How to know wheter a string contains a url?

Waleed Eissa

How can I know whether a string contains a url? It's very easy if it starts with http:// but I'm talking about urls that don't start with http://, I don't want to extract the url, I just want to know whether a string contains a url or not, any ideas?

Waleed Eissa Software Developer Sydney

Manas Bhardwaj

Use regular expressions

Please remember to rate helpful or unhelpful answers, it lets us and people reading the forums know if our answers are any good.

Christian Graus

The answer you were given was good, the only other thing you could do, to see if it's a VALID URL, is to do a HTTP Post to it and see what you get back.

Christian Graus No longer a Microsoft MVP, but still happy to answer your questions.

Waleed Eissa

Thanks for your reply, actually the problem I find with using a regular expression is that it can become really hard to distinguish normal text from a url, as I mentioned in my post, I want to find urls even if they don't start with http://, this what makes it really challenging.

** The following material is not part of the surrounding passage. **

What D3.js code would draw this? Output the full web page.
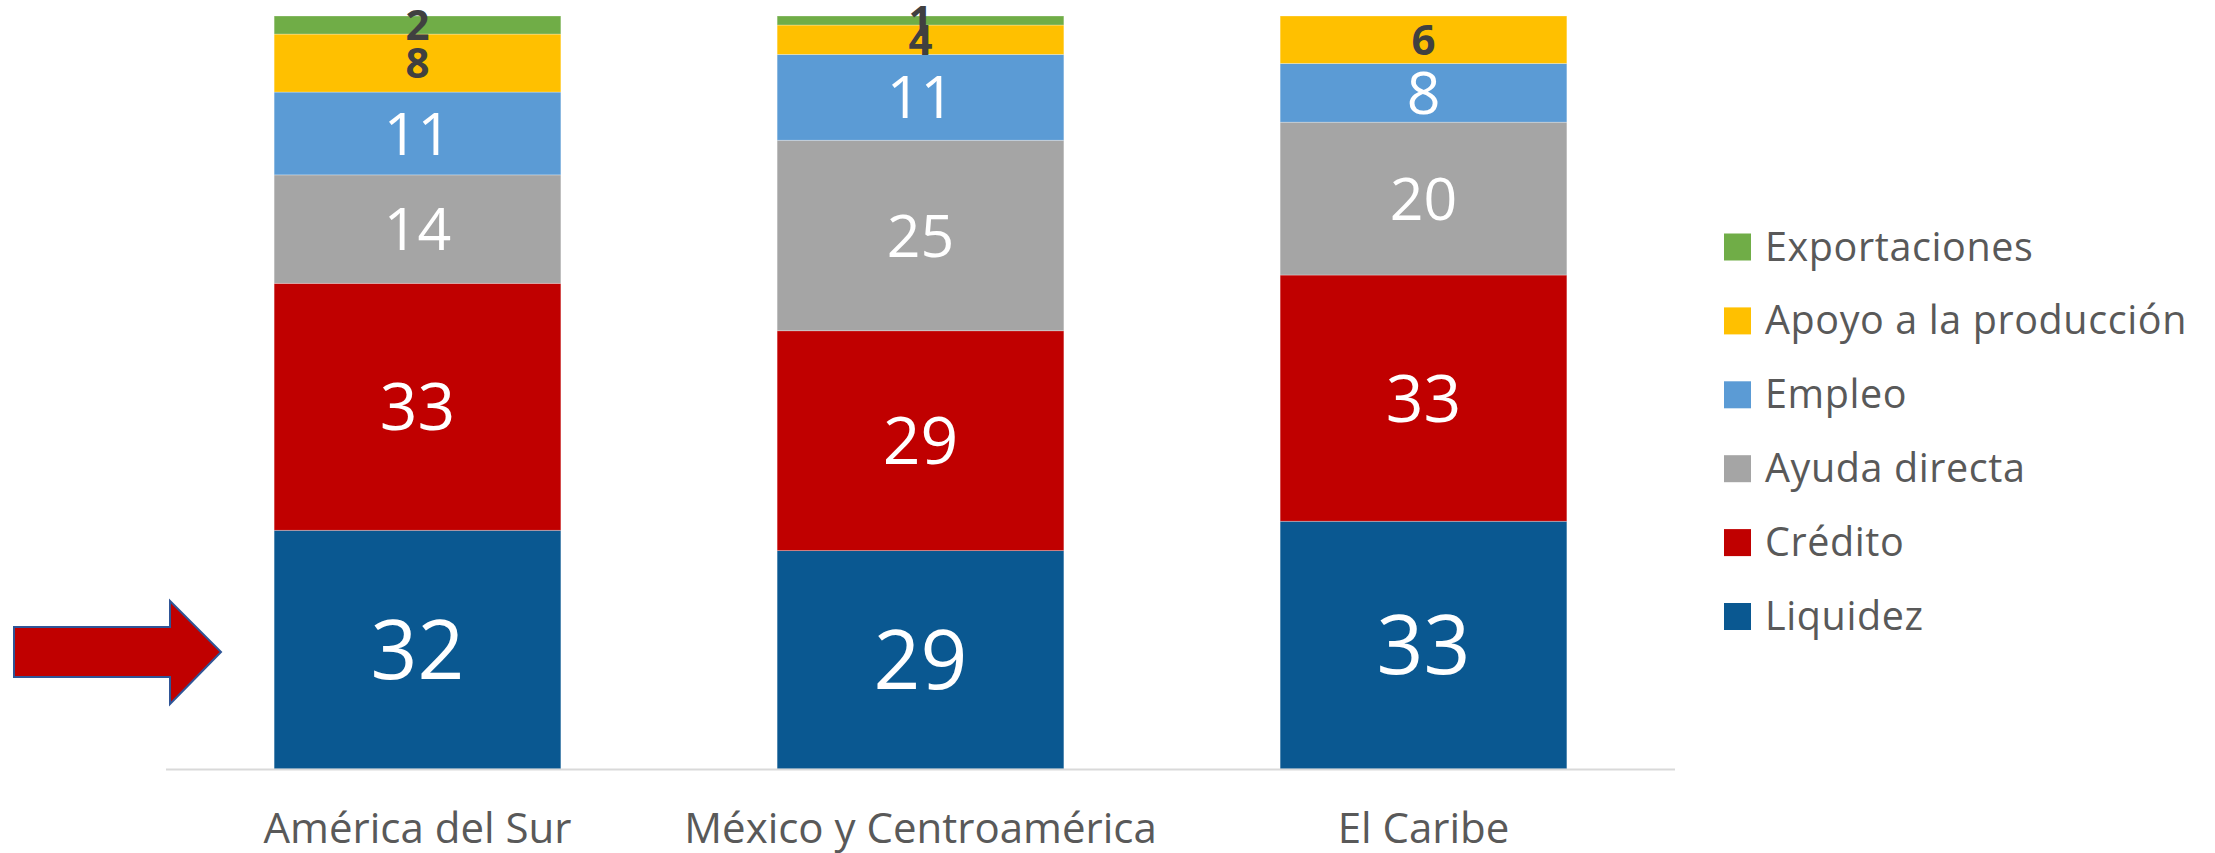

Waleed Eissa Software Developer Sydney

Waleed Eissa

Thanks for your answer but I'm afraid this is not possible, I'm just trying to write a spam filter for my website, so I can't keep users waiting that long, I thought about searching for all TLDs but I don't think it's a good idea, performance-wise. Do you know of any good spam filter that I can call from ASP.NET application? ie. send it a string and gets something like a boolean indicating whether it's spam or not, a percentage will even be much better than a boolean (the percentage of how likely this post is spam), thanks.

Waleed Eissa Software Developer Sydney

Christian Graus

I think I just answered this in the ASP.NET forum. There is no way of knowing if a string is a *valid* URL without posting to it. Telling if a string is a valid URL is easy with regex tho.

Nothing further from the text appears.